Objective> Starting with the first line of the listing, quote each line exactly until and including the one with "yticks_b = [-14.0, -14.5, -15.0, -15.5, -16.0, -16.5]", leaving pictures out.

Provided data>
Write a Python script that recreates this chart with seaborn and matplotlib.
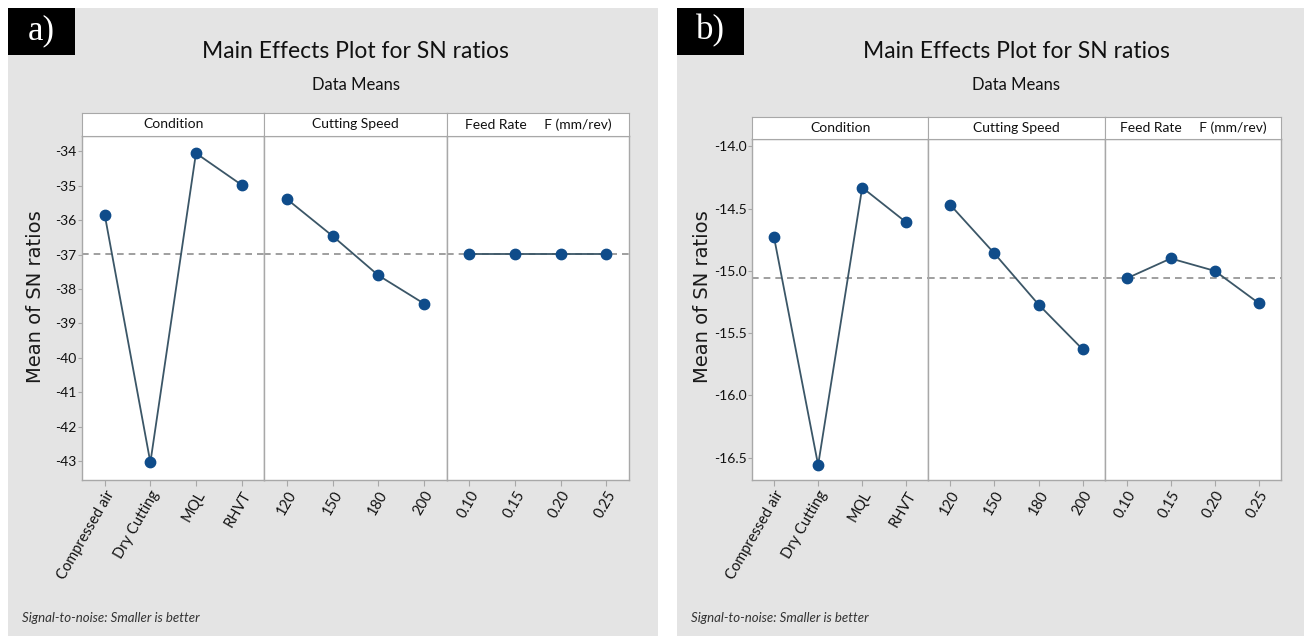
import numpy as np
import pandas as pd
import matplotlib
matplotlib.use("Agg")
import matplotlib.pyplot as plt
from matplotlib import font_manager
from matplotlib.patches import Rectangle
import seaborn as sns

# factor levels
condition_levels = ["Compressed air", "Dry Cutting", "MQL", "RHVT"]
speed_levels = ["120", "150", "180", "200"]
feed_levels = ["0.10", "0.15", "0.20", "0.25"]
facet_names = ["Condition", "Cutting Speed", "Feed Rate     F (mm/rev)"]

# SN ratio means, chart a)
sn_a_condition = [-35.85, -43.04, -34.05, -34.97]
sn_a_speed = [-35.39, -36.46, -37.60, -38.42]
sn_a_feed = [-36.98, -36.98, -36.98, -36.98]

# SN ratio means, chart b)
sn_b_condition = [-14.73, -16.56, -14.33, -14.61]
sn_b_speed = [-14.47, -14.86, -15.27, -15.63]
sn_b_feed = [-15.06, -14.90, -15.00, -15.26]

# y ticks
yticks_a = [-34, -35, -36, -37, -38, -39, -40, -41, -42, -43]
yticks_b = [-14.0, -14.5, -15.0, -15.5, -16.0, -16.5]

sns.set_style("white")
names = {f.name for f in font_manager.fontManager.ttflist}
narrow = "Liberation Sans Narrow" if "Liberation Sans Narrow" in names else "Lato"
plt.rcParams["font.family"] = [narrow, "DejaVu Sans"]

W, H = 1310, 639
fig = plt.figure(figsize=(W / 100, H / 100), dpi=100)
fig.patch.set_facecolor("white")

def fx(px):
    return px / W

def fy(py):
    return 1 - py / H

line_color = "#3b5667"
dot_color = "#0f4c8a"
edge_gray = "#a8a8a8"
txt = "#111111"

def draw_panel(tag, x0, x1, plot_l, plot_r, head_t, plot_t, data, yticks, ylim, yfmt, ylab_x):
    # gray backdrop + label box
    fig.add_artist(Rectangle((fx(x0), fy(636)), (x1 - x0) / W, 628 / H,
                             transform=fig.transFigure, facecolor="#e4e4e4",
                             edgecolor="none", zorder=-10))
    fig.add_artist(Rectangle((fx(x0), fy(55)), 67 / W, 47 / H,
                             transform=fig.transFigure, facecolor="black",
                             edgecolor="none", zorder=-5))
    fig.text(fx(x0 + 33), fy(31), tag, color="white", ha="center", va="center",
             fontsize=25, family=["Liberation Serif", "DejaVu Serif"])
    cx = (plot_l + plot_r) / 2
    fig.text(fx(cx), fy(52), "Main Effects Plot for SN ratios", ha="center",
             va="center", fontsize=16.5, color=txt)
    fig.text(fx(cx), fy(85), "Data Means", ha="center", va="center",
             fontsize=12, color=txt)
    fig.text(fx(ylab_x), fy(297), "Mean of SN ratios", rotation=90, ha="center",
             va="center", fontsize=14, color="#1a1a1a", family="DejaVu Sans")
    fig.text(fx(x0 + 14), fy(618), "Signal-to-noise: Smaller is better",
             ha="left", va="center", fontsize=9.5, style="italic", color="#333333")

    fw = (plot_r - plot_l) / 3
    overall = np.mean([v for vals in data for v in vals])
    level_sets = [condition_levels, speed_levels, feed_levels]
    first = None
    for i, (levels, vals) in enumerate(zip(level_sets, data)):
        l = plot_l + i * fw
        ax = fig.add_axes([fx(l), fy(480), fw / W, (480 - plot_t) / H],
                          sharey=first)
        if first is None:
            first = ax
        d = pd.DataFrame({"level": levels, "sn": vals})
        ax.axhline(overall, color="#8f8f8f", ls=(0, (4, 3)), lw=1.2, zorder=1)
        sns.pointplot(data=d, x="level", y="sn", ax=ax, color=line_color,
                      markers="o", markersize=7.5, linewidth=1.3, errorbar=None)
        for ln in ax.lines[1:]:
            ln.set_markerfacecolor(dot_color)
            ln.set_markeredgecolor(dot_color)
        ax.set_xlim(-0.5, 3.5)
        ax.set_ylim(*ylim)
        ax.set_xlabel("")
        ax.set_ylabel("")
        for s in ax.spines.values():
            s.set_color(edge_gray)
            s.set_linewidth(1.0)
        ax.tick_params(axis="x", length=4, color=edge_gray, labelsize=10.5,
                       labelcolor=txt, pad=2, bottom=True)
        for lab in ax.get_xticklabels():
            lab.set_rotation(60)
            lab.set_ha("right")
            lab.set_rotation_mode("anchor")
        if i == 0:
            ax.set_yticks(yticks)
            ax.set_yticklabels([yfmt.format(t) for t in yticks])
            ax.tick_params(axis="y", length=3, color=edge_gray, labelsize=10,
                           labelcolor=txt, pad=1, left=True)
        else:
            ax.tick_params(axis="y", left=False, labelleft=False)
        # facet header strip
        hx = fig.add_axes([fx(l), fy(plot_t), fw / W, (plot_t - head_t) / H])
        hx.set_xticks([])
        hx.set_yticks([])
        hx.set_facecolor("white")
        for s in hx.spines.values():
            s.set_color(edge_gray)
        hx.text(0.5, 0.5, facet_names[i], ha="center", va="center",
                fontsize=10, color=txt, transform=hx.transAxes)

draw_panel("a)", 8, 658, 82, 629, 113, 136,
           [sn_a_condition, sn_a_speed, sn_a_feed], yticks_a,
           (-43.55, -33.55), "{:.0f}", 36)
draw_panel("b)", 677, 1304, 752, 1281, 117, 139,
           [sn_b_condition, sn_b_speed, sn_b_feed], yticks_b,
           (-16.68, -13.94), "{:.1f}", 702)

fig.savefig("out.png", dpi=100)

Solved problem>
Write a Python script that recreates this chart with seaborn and matplotlib.
import numpy as np
import pandas as pd
import matplotlib
matplotlib.use("Agg")
import matplotlib.pyplot as plt
from matplotlib import font_manager
from matplotlib.patches import Rectangle
import seaborn as sns

# factor levels
condition_levels = ["Compressed air", "Dry Cutting", "MQL", "RHVT"]
speed_levels = ["120", "150", "180", "200"]
feed_levels = ["0.10", "0.15", "0.20", "0.25"]
facet_names = ["Condition", "Cutting Speed", "Feed Rate     F (mm/rev)"]

# SN ratio means, chart a)
sn_a_condition = [-35.85, -43.04, -34.05, -34.97]
sn_a_speed = [-35.39, -36.46, -37.60, -38.42]
sn_a_feed = [-36.98, -36.98, -36.98, -36.98]

# SN ratio means, chart b)
sn_b_condition = [-14.73, -16.56, -14.33, -14.61]
sn_b_speed = [-14.47, -14.86, -15.27, -15.63]
sn_b_feed = [-15.06, -14.90, -15.00, -15.26]

# y ticks
yticks_a = [-34, -35, -36, -37, -38, -39, -40, -41, -42, -43]
yticks_b = [-14.0, -14.5, -15.0, -15.5, -16.0, -16.5]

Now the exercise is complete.